GIVEN EXERCISE:
Repeat the listing exactly as given, omitting every image.
Start of DATA BLOCK
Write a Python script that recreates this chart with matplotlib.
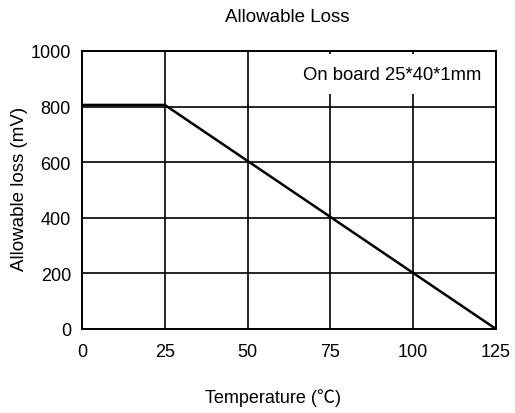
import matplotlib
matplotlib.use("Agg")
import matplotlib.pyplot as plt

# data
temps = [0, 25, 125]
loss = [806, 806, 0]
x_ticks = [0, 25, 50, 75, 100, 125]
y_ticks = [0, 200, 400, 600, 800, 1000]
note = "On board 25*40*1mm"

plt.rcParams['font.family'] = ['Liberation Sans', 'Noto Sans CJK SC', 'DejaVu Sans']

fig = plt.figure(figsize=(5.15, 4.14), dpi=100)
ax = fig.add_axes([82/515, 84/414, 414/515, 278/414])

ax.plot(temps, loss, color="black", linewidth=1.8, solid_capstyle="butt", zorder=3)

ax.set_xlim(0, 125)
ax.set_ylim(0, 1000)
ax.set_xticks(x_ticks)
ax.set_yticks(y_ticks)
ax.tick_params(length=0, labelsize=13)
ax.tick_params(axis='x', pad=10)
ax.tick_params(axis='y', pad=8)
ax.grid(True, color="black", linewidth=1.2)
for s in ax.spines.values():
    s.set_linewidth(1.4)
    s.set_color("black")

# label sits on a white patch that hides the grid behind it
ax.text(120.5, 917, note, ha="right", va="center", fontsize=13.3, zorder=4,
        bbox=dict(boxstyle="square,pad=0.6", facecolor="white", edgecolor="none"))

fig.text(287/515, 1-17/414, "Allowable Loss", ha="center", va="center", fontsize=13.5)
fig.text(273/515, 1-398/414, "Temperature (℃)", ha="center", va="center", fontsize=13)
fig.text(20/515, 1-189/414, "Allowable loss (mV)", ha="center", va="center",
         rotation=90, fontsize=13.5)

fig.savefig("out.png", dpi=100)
End of DATA BLOCK
FULL ANSWER:
Write a Python script that recreates this chart with matplotlib.
import matplotlib
matplotlib.use("Agg")
import matplotlib.pyplot as plt

# data
temps = [0, 25, 125]
loss = [806, 806, 0]
x_ticks = [0, 25, 50, 75, 100, 125]
y_ticks = [0, 200, 400, 600, 800, 1000]
note = "On board 25*40*1mm"

plt.rcParams['font.family'] = ['Liberation Sans', 'Noto Sans CJK SC', 'DejaVu Sans']

fig = plt.figure(figsize=(5.15, 4.14), dpi=100)
ax = fig.add_axes([82/515, 84/414, 414/515, 278/414])

ax.plot(temps, loss, color="black", linewidth=1.8, solid_capstyle="butt", zorder=3)

ax.set_xlim(0, 125)
ax.set_ylim(0, 1000)
ax.set_xticks(x_ticks)
ax.set_yticks(y_ticks)
ax.tick_params(length=0, labelsize=13)
ax.tick_params(axis='x', pad=10)
ax.tick_params(axis='y', pad=8)
ax.grid(True, color="black", linewidth=1.2)
for s in ax.spines.values():
    s.set_linewidth(1.4)
    s.set_color("black")

# label sits on a white patch that hides the grid behind it
ax.text(120.5, 917, note, ha="right", va="center", fontsize=13.3, zorder=4,
        bbox=dict(boxstyle="square,pad=0.6", facecolor="white", edgecolor="none"))

fig.text(287/515, 1-17/414, "Allowable Loss", ha="center", va="center", fontsize=13.5)
fig.text(273/515, 1-398/414, "Temperature (℃)", ha="center", va="center", fontsize=13)
fig.text(20/515, 1-189/414, "Allowable loss (mV)", ha="center", va="center",
         rotation=90, fontsize=13.5)

fig.savefig("out.png", dpi=100)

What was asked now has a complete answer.